455		2) It lists the CRC if CONFIG_MODVERSIONS is enabled.
456	
457	--- 6.2 Symbols and External Modules
458	
459		When building an external module, the build system needs access
460		to the symbols from the kernel to check if all external symbols
461		are defined. This is done in the MODPOST step. modpost obtains
462		the symbols by reading Module.symvers from the kernel source
463		tree. If a Module.symvers file is present in the directory
464		where the external module is being built, this file will be
465		read too. During the MODPOST step, a new Module.symvers file
466		will be written containing all exported symbols that were not
467		defined in the kernel.
468	
469	--- 6.3 Symbols From Another External Module
470	
471		Sometimes, an external module uses exported symbols from
472		another external module. kbuild needs to have full knowledge of
473		all symbols to avoid spliitting out warnings about undefined
474		symbols. Three solutions exist for this situation.
475	
476		NOTE: The method with a top-level kbuild file is recommended
477		but may be impractical in certain situations.
478	
479		Use a top-level kbuild file
480			If you have two modules, foo.ko and bar.ko, where
481			foo.ko needs symbols from bar.ko, you can use a
482			common top-level kbuild file so both modules are
483			compiled in the same build. Consider the following
484			directory layout:
485	
486			./foo/ <= contains foo.ko
487			./bar/ <= contains bar.ko
488	
489			The top-level kbuild file would then look like:
490	
491			#./Kbuild (or ./Makefile):
492				obj-y := foo/ bar/
493	
494			And executing
495	
496				$ make -C $KDIR M=$PWD
497	
498			will then do the expected and compile both modules with
499			full knowledge of symbols from either module.
500	
501		Use an extra Module.symvers file
502			When an external module is built, a Module.symvers file
503			is generated containing all exported symbols which are
504			not defined in the kernel. To get access to symbols
505			from bar.ko, copy the Module.symvers file from the
506			compilation of bar.ko to the directory where foo.ko is
507			built. During the module build, kbuild will read the
508			Module.symvers file in the directory of the external
509			module, and when the build is finished, a new
510			Module.symvers file is created containing the sum of
511			all symbols defined and not part of the kernel.
512	
513		Use "make" variable KBUILD_EXTRA_SYMBOLS
514			If it is impractical to copy Module.symvers from
515			another module, you can assign a space separated list
516			of files to KBUILD_EXTRA_SYMBOLS in your build file.

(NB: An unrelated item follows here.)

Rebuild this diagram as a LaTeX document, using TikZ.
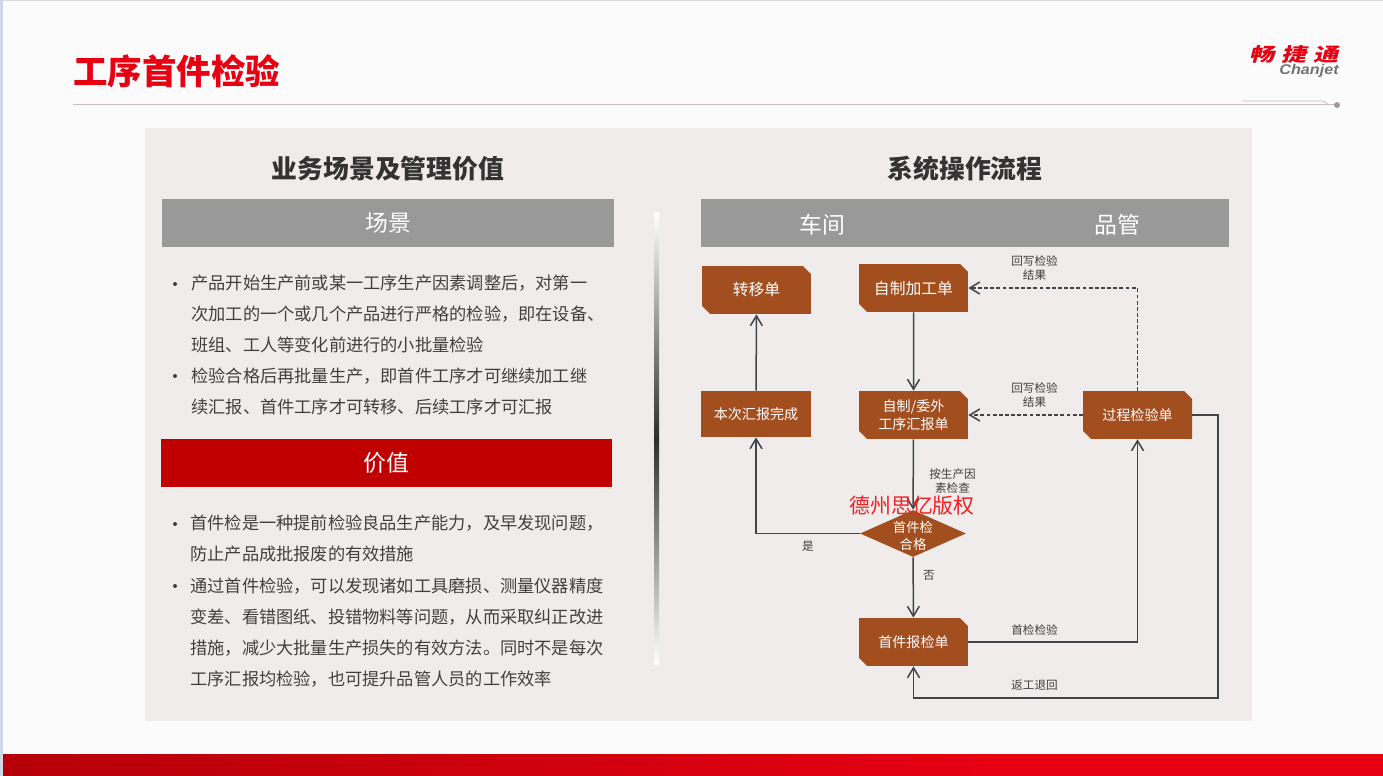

517			These files will be loaded by modpost during the
518			initialization of its symbol tables.
519	
520	
521	=== 7. Tips & Tricks
522	
523	--- 7.1 Testing for CONFIG_FOO_BAR
524	
525		Modules often need to check for certain CONFIG_ options to
526		decide if a specific feature is included in the module. In
527		kbuild this is done by referencing the CONFIG_ variable
528		directly.
529	
530			#fs/ext2/Makefile
531			obj-$(CONFIG_EXT2_FS) += ext2.o
532	
533			ext2-y := balloc.o bitmap.o dir.o
534			ext2-$(CONFIG_EXT2_FS_XATTR) += xattr.o
535	
536		External modules have traditionally used "grep" to check for
537		specific CONFIG_ settings directly in .config. This usage is
538		broken. As introduced before, external modules should use
539		kbuild for building and can therefore use the same methods as
540		in-tree modules when testing for CONFIG_ definitions.